Key risks to monitor
While Aerodrome’s on-chain performance looks strong, several risks could undermine the bullish fundamental case if left unchecked:
– A prolonged period of negative funding and heavy short interest could erode confidence and lead to cascading liquidations during market stress.
– Any sharp drop in trading volume or a downturn in fees and earnings would weaken the protocol’s advantage in token holder revenue.
– Competitive pressure from other Base-native or cross-chain DEXs could dilute liquidity and reduce fee capture if Aerodrome fails to innovate.
– Regulatory developments affecting DeFi or specific networks like Base could indirectly alter user behavior and revenue streams.
Staying on top of these factors is crucial for anyone using AERO as an investment rather than only as a governance or utility token.
The bigger picture: fundamentals vs. flows
AERO’s 10% intraday drop, in the face of nearly $680,000 in quarterly earnings and leading revenue distribution to token holders, underscores a central theme of the current crypto market: price is often driven more by capital flows, derivatives positioning, and sentiment than by underlying cash generation.
On-chain, Aerodrome remains one of the strongest performers in its category, boasting high volumes, solid profitability, and generous payouts to governance participants.
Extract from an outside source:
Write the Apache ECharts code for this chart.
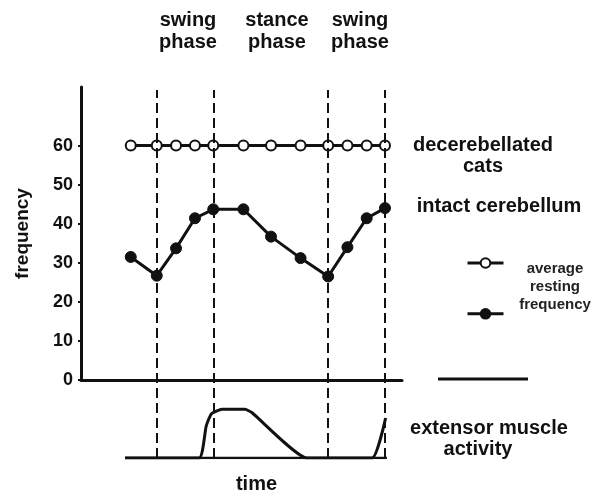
<!DOCTYPE html>
<html>
<head>
<meta charset="utf-8">
<script src="https://cdn.jsdelivr.net/npm/echarts@6/dist/echarts.min.js"></script>
<style>html,body{margin:0;padding:0;background:#fff}#c{width:596px;height:495px}</style>
</head>
<body>
<div id="c"></div>
<script>
// ---- data ----
var timePoints = [15.5, 23.6, 29.6, 35.5, 41.2, 50.6, 59.2, 68.4, 77.0, 83.0, 89.0, 94.7];
var decerebellated = [60, 60, 60, 60, 60, 60, 60, 60, 60, 60, 60, 60];
var intact = [31.5, 26.7, 33.7, 41.4, 43.7, 43.7, 36.7, 31.2, 26.5, 34.0, 41.4, 44.0];
var phaseBoundaries = [23.6, 41.2, 77.0, 94.7];
var phaseLabels = ['swing\nphase', 'stance\nphase', 'swing\nphase'];
var muscleTime = [13.7, 36.8, 39.0, 40.6, 43.9, 51.1, 53.3, 70.4, 90.7, 94.9];
var muscleActivity = [0, 0, 0.55, 0.76, 0.84, 0.84, 0.78, 0, 0, 0.69];
var muscleBaseline = [[13.7, 0], [95.3, 0]];
var yTicks = [0, 10, 20, 30, 40, 50, 60];

var INK = '#111';
var FONT = '"Liberation Sans", Arial, sans-serif';

function pairs(xs, ys) { return xs.map(function (x, i) { return [x, ys[i]]; }); }

var chart = echarts.init(document.getElementById('c'), null, {renderer: 'canvas'});
var option = {
  animation: false,
  backgroundColor: '#fff',
  textStyle: {fontFamily: FONT},
  grid: [
    {left: 81, top: 87, width: 321, height: 293, outerBoundsMode: 'none'},
    {left: 81, top: 400, width: 321, height: 58, outerBoundsMode: 'none'},
    {left: 81, top: 90, width: 321, height: 368, outerBoundsMode: 'none'}
  ],
  xAxis: [
    {gridIndex: 0, type: 'value', min: 0, max: 100,
     axisLine: {show: true, onZero: false, lineStyle: {color: INK, width: 3}},
     axisTick: {show: false}, axisLabel: {show: false}, splitLine: {show: false}},
    {gridIndex: 1, type: 'value', min: 0, max: 100,
     name: 'time', nameLocation: 'middle', nameGap: 16,
     nameTextStyle: {fontSize: 20, fontWeight: 'bold', color: INK, fontFamily: FONT, padding: [0, 0, 0, 30]},
     axisLine: {show: false}, axisTick: {show: false}, axisLabel: {show: false}, splitLine: {show: false}},
    {gridIndex: 2, type: 'value', min: 0, max: 100, show: false}
  ],
  yAxis: [
    {gridIndex: 0, type: 'value', min: 0, max: 75,
     name: 'frequency', nameLocation: 'middle', nameGap: 49, nameRotate: 90,
     nameTextStyle: {fontSize: 19, fontWeight: 'bold', color: INK, fontFamily: FONT},
     axisLine: {show: true, lineStyle: {color: INK, width: 3}},
     axisTick: {show: true, customValues: yTicks, length: 3, lineStyle: {color: INK, width: 2}},
     axisLabel: {show: true, customValues: yTicks, margin: 8, fontSize: 18, fontWeight: 'bold', color: INK, fontFamily: FONT},
     splitLine: {show: false}},
    {gridIndex: 1, type: 'value', min: 0, max: 1, show: false},
    {gridIndex: 2, type: 'value', min: 0, max: 1, show: false}
  ],
  legend: {
    orient: 'vertical', left: 461, top: 252,
    itemWidth: 36, itemHeight: 12, itemGap: 39,
    data: ['decerebellated cats', 'intact cerebellum'],
    formatter: function () { return ''; },
    lineStyle: {width: 3},
    selectedMode: false
  },
  series: [
    {name: 'dividers', type: 'line', xAxisIndex: 2, yAxisIndex: 2, data: [], silent: true,
     markLine: {silent: true, symbol: 'none', label: {show: false},
       lineStyle: {color: INK, width: 2, type: [10, 5]},
       data: phaseBoundaries.map(function (v) { return {xAxis: v}; })}},
    {name: 'decerebellated cats', type: 'line', xAxisIndex: 0, yAxisIndex: 0,
     data: pairs(timePoints, decerebellated),
     symbol: 'circle', symbolSize: 10, showAllSymbol: true,
     lineStyle: {color: INK, width: 3},
     itemStyle: {color: '#fff', borderColor: INK, borderWidth: 2}, z: 3},
    {name: 'intact cerebellum', type: 'line', xAxisIndex: 0, yAxisIndex: 0,
     data: pairs(timePoints, intact),
     symbol: 'circle', symbolSize: 11, showAllSymbol: true,
     lineStyle: {color: INK, width: 3},
     itemStyle: {color: INK, borderColor: INK, borderWidth: 1}, z: 3},
    {name: 'baseline', type: 'line', xAxisIndex: 1, yAxisIndex: 1,
     data: muscleBaseline, symbol: 'none', lineStyle: {color: INK, width: 2.5}},
    {name: 'extensor muscle activity', type: 'line', xAxisIndex: 1, yAxisIndex: 1,
     data: pairs(muscleTime, muscleActivity), symbol: 'none', smooth: 0.15,
     lineStyle: {color: INK, width: 3}}
  ],
  graphic: [
    {type: 'text', style: {text: phaseLabels[0], x: 188, y: 31, textAlign: 'center', textVerticalAlign: 'middle', fontSize: 20, fontWeight: 'bold', lineHeight: 22, fill: INK, fontFamily: FONT}},
    {type: 'text', style: {text: phaseLabels[1], x: 277, y: 31, textAlign: 'center', textVerticalAlign: 'middle', fontSize: 20, fontWeight: 'bold', lineHeight: 22, fill: INK, fontFamily: FONT}},
    {type: 'text', style: {text: phaseLabels[2], x: 360, y: 31, textAlign: 'center', textVerticalAlign: 'middle', fontSize: 20, fontWeight: 'bold', lineHeight: 22, fill: INK, fontFamily: FONT}},
    {type: 'text', style: {text: 'decerebellated\ncats', x: 483, y: 156, textAlign: 'center', textVerticalAlign: 'middle', fontSize: 20, fontWeight: 'bold', lineHeight: 21, fill: INK, fontFamily: FONT}},
    {type: 'text', style: {text: 'intact cerebellum', x: 499, y: 206, textAlign: 'center', textVerticalAlign: 'middle', fontSize: 20, fontWeight: 'bold', fill: INK, fontFamily: FONT}},
    {type: 'text', style: {text: 'average\nresting\nfrequency', x: 555, y: 287, textAlign: 'center', textVerticalAlign: 'middle', fontSize: 15, fontWeight: 'bold', lineHeight: 18, fill: '#222', fontFamily: FONT}},
    {type: 'text', style: {text: 'extensor muscle', x: 489, y: 428, textAlign: 'center', textVerticalAlign: 'middle', fontSize: 20, fontWeight: 'bold', fill: INK, fontFamily: FONT}},
    {type: 'text', style: {text: 'activity', x: 478, y: 449, textAlign: 'center', textVerticalAlign: 'middle', fontSize: 20, fontWeight: 'bold', fill: INK, fontFamily: FONT}},
    {type: 'line', shape: {x1: 438, y1: 379, x2: 528, y2: 379}, style: {stroke: INK, lineWidth: 3}}
  ]
};
chart.setOption(option);
</script>
</body>
</html>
Off-chain, however, the token is caught in a risk-off environment characterized by bearish exchange flows and rising short exposure.
Until those external forces ease or reverse, AERO’s near-term trajectory is likely to remain more connected to trader psychology and market structure than to protocol fundamentals. Over a longer horizon, the sustainability of Aerodrome’s earnings and its ability to retain users will be key in determining whether the current disconnect resolves in favor of the token – or the market’s skepticism proves justified.